The TARDIS allows the Doctor to travel anywhere in time and space. The familiar faces from the commentaries of the previous episodes in this series return to talk about the many places we’ve seen the Doctor and his companions go. (Sadly, we never saw Raxicoricofallipatorius as a destination in Doctor Who, so I didn’t get to hear a bunch of celebrities trying to pronounce it.)
Platform One (from “The End of the World”)—Described as a ‘shadenfreude hotel’, the Platform allows rich aliens to watch the Earth finally burn to death in the year 5 billion. This journey was very much a test for Rose, as it showed she could deal with the weird things that happen around the Doctor.
Starship UK (from “The Beast Below”)—In the future, because of the dying of the planet and overpopulation, the entire UK has taken to the stars. It turns out that the ship is “being supported by this kindly old savior”, a space whale that is carrying the entire nation on its back. The whale is a huuuge metaphor for the Doctor—”if you were very old, and very kind, and the last of your kind, you couldn’t bear to stand by and watch children cry.”
The Holographic Hotel (from “The God Complex”)—A hotel filled with nightmares, where the halls are policed by a minotaur and you will eventually find your worst fear hiding in a room. This episode makes a sort of weird statement about faith (both the religious sort and the faith-in-other-people secular sort), as it turns out that the hotel is actually a prison for the minotaur, who feeds on people’s beliefs and hopes; this means that the greater your faith, the more at-risk you are.
The Library (From “Silence in the Library”/”Forest of the Dead”)—Sign me up to visit the Library. Vashta Nerada aside, I’d love to go there. The Library takes up a whole planet and features every book ever written. Sadly, the Vashta Nerada, who infest the shadows, make it a less-than-ideal travel location, since they’ll eat you as soon as you step into the dark. This episode makes sure that you know that all those times you thought something was lurking in the dark, you were right.
The Byzantium (from “Time of the Angels”/”Flesh and Stone”)—Pretty much the last place anyone in the Whoniverse wants to be: a crashed spaceship full of Weeping Angels, next to a crack in time, in the middle of a cyborg forest. This episode made the Weeping Angels doubly scary, as it established that an image of an Angel was also an Angel.
Gallifrey (from “The End of Time”)—Although it was very exciting to see it again (it hadn’t been in the series since Classic Who, what with the Time War being time-locked and all that), the Doctor’s home planet of Gallifrey was not anything like most viewers expected. It looks like “a snowglobe full of downtown LA” and is “full of bitter old guys”, and shows that the Doctor’s reminisces about home are selective; he chooses to remember what the Time Lords were and not what they became.
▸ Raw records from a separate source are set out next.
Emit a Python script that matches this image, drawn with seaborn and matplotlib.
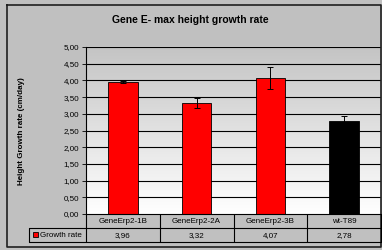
import numpy as np
import pandas as pd
import matplotlib
matplotlib.use("Agg")
import matplotlib.pyplot as plt
import seaborn as sns
from matplotlib.patches import Rectangle
from matplotlib.colors import LinearSegmentedColormap

categories = ["GeneErp2-1B", "GeneErp2-2A", "GeneErp2-3B", "wt-T89"]
values = [3.96, 3.32, 4.07, 2.78]
errors = [0.03, 0.16, 0.33, 0.15]
value_labels = ["3,96", "3,32", "4,07", "2,78"]
bar_colors = ["#ff0000", "#ff0000", "#ff0000", "#000000"]
series_name = "Growth rate"
title = "Gene E- max height growth rate"
ylabel = "Height Growth rate (cm/day)"
yticks = [0, 0.5, 1.0, 1.5, 2.0, 2.5, 3.0, 3.5, 4.0, 4.5, 5.0]

sns.set_theme(style="white")
plt.rcParams['font.family'] = ['Liberation Sans', 'DejaVu Sans']
plt.rcParams['text.color'] = '#000000'
plt.rcParams['ytick.color'] = '#000000'
plt.rcParams['ytick.labelcolor'] = '#000000'

W, H = 382, 250
fig = plt.figure(figsize=(W / 100, H / 100), dpi=100)
bg = "#c0c0c0"
fig.patch.set_facecolor(bg)

L, R, T, B = 86, 381, 47, 214
ax = fig.add_axes([L / W, 1 - B / H, (R - L) / W, (B - T) / H])
ax.set_facecolor("none")

df = pd.DataFrame({"cat": categories, "val": values})
grad = np.linspace(0, 1, 256).reshape(-1, 1)
cmap = LinearSegmentedColormap.from_list("g", ["#ffffff", "#c4c4c4"])
ax.imshow(grad, aspect="auto", cmap=cmap, extent=[-0.5, 3.5, 0, 5], origin="lower", zorder=0)

for yv in yticks[1:]:
    ax.axhline(yv, color="#000000", lw=0.8, zorder=1)

sns.barplot(data=df, x="cat", y="val", hue="cat", palette=bar_colors, legend=False,
            saturation=1, width=0.4, edgecolor="#000000", linewidth=0.6, ax=ax, zorder=2)
ax.errorbar(range(len(values)), values, yerr=errors, fmt="none", ecolor="#000000",
            elinewidth=0.7, capsize=2.2, capthick=0.7, zorder=3)

fs = 5.8
ax.set_xlim(-0.5, 3.5)
ax.set_ylim(0, 5)
ax.set_yticks(yticks)
ax.set_yticklabels([f"{v:.2f}".replace(".", ",") for v in yticks], fontsize=fs, color="#000000")
ax.tick_params(axis="y", length=3, width=0.6, color="#000000", pad=2, left=True)
ax.set_xticks([])
ax.set_xlabel("")
ax.set_ylabel("")
for s in ["top", "right", "bottom"]:
    ax.spines[s].set_visible(False)
ax.spines["left"].set_color("#000000")
ax.spines["left"].set_linewidth(0.8)

ov = fig.add_axes([0, 0, 1, 1], zorder=5)
ov.set_xlim(0, W)
ov.set_ylim(H, 0)
ov.axis("off")
ov.patch.set_alpha(0)

lc = "#000000"
ov.plot([7, 381, 381, 7, 7], [5, 5, 247, 247, 5], color="#202020", lw=1.2)

ov.text(190, 20, title, ha="center", va="center", fontsize=7.5, fontweight="bold", color="#000000")
ov.text(22, 131, ylabel, ha="center", va="center", rotation=90, fontsize=fs, fontweight="bold", color="#000000")

r0, r1, r2 = 214, 228, 242
colw = (R - L) / 4
ov.plot([L, R], [r0, r0], color=lc, lw=0.8)
ov.plot([29, R], [r1, r1], color=lc, lw=0.8)
ov.plot([29, R], [r2, r2], color=lc, lw=0.8)
ov.plot([29, 29], [r1, r2], color=lc, lw=0.8)
for i in range(5):
    x = L + i * colw
    ov.plot([x, x], [r0, r2], color=lc, lw=0.8)
for i in range(4):
    cx = L + (i + 0.5) * colw
    ov.text(cx, (r0 + r1) / 2 + 0.5, categories[i], ha="center", va="center", fontsize=fs, color="#000000")
    ov.text(cx, (r1 + r2) / 2 + 0.5, value_labels[i], ha="center", va="center", fontsize=fs, color="#000000")
ov.add_patch(Rectangle((32.5, 232), 5, 5, facecolor="#ff0000", edgecolor="#000000", lw=0.6))
ov.text(40, (r1 + r2) / 2 + 0.5, series_name, ha="left", va="center", fontsize=fs, color="#000000")

fig.savefig("out.png", dpi=100, facecolor=bg)
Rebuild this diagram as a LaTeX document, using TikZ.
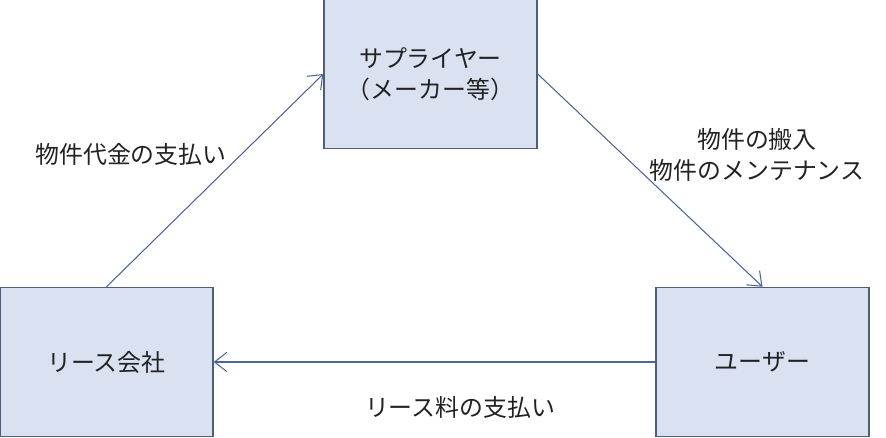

The Impossible Planet (from “The Impossible Planet”/”The Satan Pit”)—A planet that, well, impossibly, is in perpetual orbit around a black hole (rather than being pulled into the black hole). It turns out to be a prison for the Devil himself, the bad thing from every religion ever, imprisoned there by the forces of light before time began (I smell a Supernatural crossover fanfic. Anyone?) It forces the at-best agnostic Doctor to, for a while, consider both the the idea of religion as well as the concept that he may have met an unbeatable foe. Ultimately the Devil is just another evil alien to him, and the worst that human imaginations could dream up cannot compete with the Doctor’s intellect and power.
The Trash Planet (from “The Doctor’s Wife”)—This planet is essentially the scrapyard at the end of the universe, except it’s actually sort of outside the universe. And the planet isn’t actually a planet, it’s a sentient being named House, who is sort of a dick. Yeah, this isn’t really a destination you want to hit up, since House likes to kill people in slow and torturous ways.
The Silurian City (from “The Hungry Earth”/”Cold Blood”)—You know that fear you sometimes think about, that there’s a highly advanced civilization of lizard people living inside the Earth? Yeah, this episode says that that’s real.
The 27 Planets Nebula in the Medusa Cascade (from “The Stolen Earth”/”Journey’s End”)—Another place that no one wants to be, as the Daleks are the ones who stole the planets and put the nebula together, and they plan to use it to destroy all of reality.
Satellite Five (from “The Long Game”/”Bad Wolf”/”The Parting of the Ways”)—A station orbiting above Earth, where we first see the world’s news being controlled by an alien known as the Jagrafess. After the Doctor and Rose defeat that particular threat, they return to find that the Satellite is now the hub of a dozen different reality television/game shows, where the stakes are apparently your life. In this situation, of course the Daleks are behind it, and are, again, controlling all of humanity through these broadcasts.
I did like this special, although a lot of the location discussions tended more toward discussions of the plots of the episodes set in those locations. Some of the other places I’d have liked to hear talked about were some of the past-Earth locations, like Pompeii and Venice, as well as Pete’s World, Utopia, New (x15) Earth, Midnight, and the Ood planet.
Did anyone else catch this special? What did you think?